Task directions → Retype the records below from their first line through the line holding "import seaborn as sns", including both ends and no pictures.

Start Stored rows

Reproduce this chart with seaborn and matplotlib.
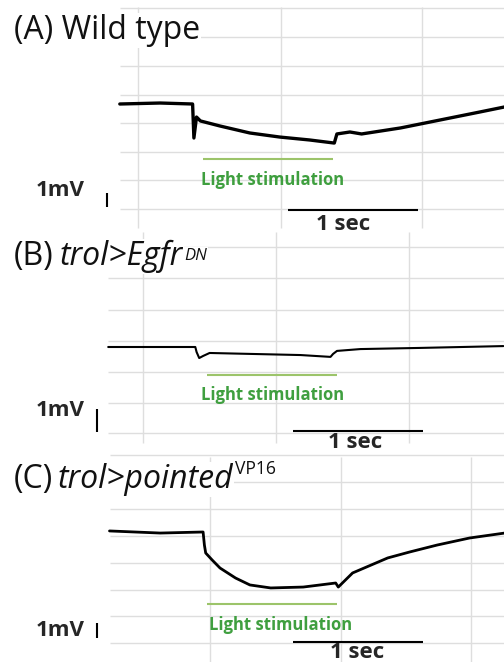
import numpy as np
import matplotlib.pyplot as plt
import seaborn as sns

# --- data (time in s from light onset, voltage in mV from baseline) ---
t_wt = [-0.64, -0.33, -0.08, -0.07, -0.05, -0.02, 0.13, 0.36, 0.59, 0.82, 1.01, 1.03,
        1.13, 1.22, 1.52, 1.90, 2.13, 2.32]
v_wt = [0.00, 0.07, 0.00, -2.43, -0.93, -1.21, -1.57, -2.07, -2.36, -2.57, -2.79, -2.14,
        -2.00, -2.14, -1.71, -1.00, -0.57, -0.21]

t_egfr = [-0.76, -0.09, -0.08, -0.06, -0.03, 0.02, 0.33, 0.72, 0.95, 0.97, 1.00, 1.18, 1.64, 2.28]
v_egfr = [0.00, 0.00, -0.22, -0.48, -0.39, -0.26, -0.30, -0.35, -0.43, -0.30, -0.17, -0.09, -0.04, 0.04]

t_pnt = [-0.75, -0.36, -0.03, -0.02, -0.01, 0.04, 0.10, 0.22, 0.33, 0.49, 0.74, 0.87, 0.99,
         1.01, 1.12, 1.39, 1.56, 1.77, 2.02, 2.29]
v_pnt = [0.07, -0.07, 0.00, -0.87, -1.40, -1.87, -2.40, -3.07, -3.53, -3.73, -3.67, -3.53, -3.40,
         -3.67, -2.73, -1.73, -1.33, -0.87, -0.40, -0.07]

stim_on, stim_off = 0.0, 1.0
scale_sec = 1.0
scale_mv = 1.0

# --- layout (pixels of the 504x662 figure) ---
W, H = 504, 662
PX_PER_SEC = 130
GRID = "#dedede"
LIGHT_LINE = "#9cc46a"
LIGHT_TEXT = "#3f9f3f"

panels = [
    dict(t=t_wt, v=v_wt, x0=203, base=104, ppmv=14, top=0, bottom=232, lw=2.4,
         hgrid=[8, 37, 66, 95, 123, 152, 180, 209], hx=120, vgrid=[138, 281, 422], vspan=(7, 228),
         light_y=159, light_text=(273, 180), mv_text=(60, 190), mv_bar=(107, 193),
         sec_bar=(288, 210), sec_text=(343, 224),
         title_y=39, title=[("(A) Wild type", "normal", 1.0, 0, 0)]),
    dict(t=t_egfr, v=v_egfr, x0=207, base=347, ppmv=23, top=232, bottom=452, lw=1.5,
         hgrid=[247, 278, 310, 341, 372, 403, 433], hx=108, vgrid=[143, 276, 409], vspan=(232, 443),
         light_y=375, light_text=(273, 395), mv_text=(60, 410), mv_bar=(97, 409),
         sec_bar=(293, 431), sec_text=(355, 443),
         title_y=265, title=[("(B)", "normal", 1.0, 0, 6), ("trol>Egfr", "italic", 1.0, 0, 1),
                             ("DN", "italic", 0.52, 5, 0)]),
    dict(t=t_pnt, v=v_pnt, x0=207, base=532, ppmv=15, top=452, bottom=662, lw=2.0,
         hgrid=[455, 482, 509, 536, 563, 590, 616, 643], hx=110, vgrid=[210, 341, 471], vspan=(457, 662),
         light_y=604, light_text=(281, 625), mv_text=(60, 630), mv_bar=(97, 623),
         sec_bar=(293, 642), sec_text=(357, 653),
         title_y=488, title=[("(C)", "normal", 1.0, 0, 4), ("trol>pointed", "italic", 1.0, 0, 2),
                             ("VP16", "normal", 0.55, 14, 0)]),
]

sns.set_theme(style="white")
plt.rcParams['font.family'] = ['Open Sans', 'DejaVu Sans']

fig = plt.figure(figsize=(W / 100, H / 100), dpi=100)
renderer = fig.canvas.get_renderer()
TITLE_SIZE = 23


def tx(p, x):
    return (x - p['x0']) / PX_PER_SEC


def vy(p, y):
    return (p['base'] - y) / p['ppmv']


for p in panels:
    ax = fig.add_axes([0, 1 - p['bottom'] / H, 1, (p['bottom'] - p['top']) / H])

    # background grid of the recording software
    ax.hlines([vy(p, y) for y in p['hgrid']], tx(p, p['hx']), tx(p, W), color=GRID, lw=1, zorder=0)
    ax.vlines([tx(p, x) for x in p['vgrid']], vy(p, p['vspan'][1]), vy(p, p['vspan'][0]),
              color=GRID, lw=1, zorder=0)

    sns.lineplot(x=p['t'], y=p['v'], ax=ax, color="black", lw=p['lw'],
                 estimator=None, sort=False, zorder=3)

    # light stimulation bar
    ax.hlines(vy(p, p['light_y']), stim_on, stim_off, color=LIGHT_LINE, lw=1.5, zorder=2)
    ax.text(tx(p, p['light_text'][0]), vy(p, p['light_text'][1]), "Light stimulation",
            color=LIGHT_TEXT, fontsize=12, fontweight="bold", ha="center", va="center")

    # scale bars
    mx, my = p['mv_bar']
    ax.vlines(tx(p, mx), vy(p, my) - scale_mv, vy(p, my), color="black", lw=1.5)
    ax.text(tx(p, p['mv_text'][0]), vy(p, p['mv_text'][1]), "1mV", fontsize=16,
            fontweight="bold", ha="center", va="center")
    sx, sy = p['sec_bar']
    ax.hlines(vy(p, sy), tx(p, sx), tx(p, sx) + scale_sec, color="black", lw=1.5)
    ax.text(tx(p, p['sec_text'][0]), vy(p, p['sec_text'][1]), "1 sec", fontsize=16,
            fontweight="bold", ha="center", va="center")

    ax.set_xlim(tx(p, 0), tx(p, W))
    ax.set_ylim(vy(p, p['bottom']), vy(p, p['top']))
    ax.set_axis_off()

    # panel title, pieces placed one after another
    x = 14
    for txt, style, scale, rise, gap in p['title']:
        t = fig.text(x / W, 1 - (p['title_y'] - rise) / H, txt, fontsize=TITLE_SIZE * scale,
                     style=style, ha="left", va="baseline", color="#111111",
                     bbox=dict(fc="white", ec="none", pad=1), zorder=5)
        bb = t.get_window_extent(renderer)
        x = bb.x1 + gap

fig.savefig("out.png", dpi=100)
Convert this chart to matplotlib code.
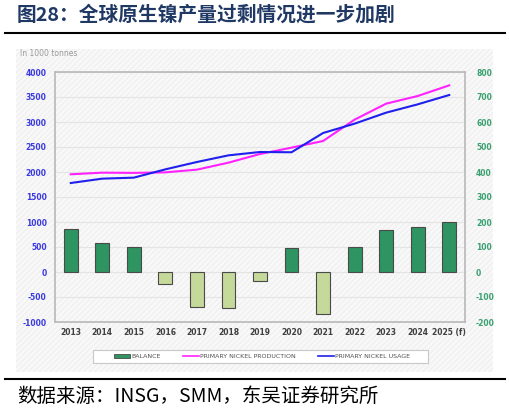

End Stored rows

Task response →
Reproduce this chart with seaborn and matplotlib.
import numpy as np
import matplotlib.pyplot as plt
import seaborn as sns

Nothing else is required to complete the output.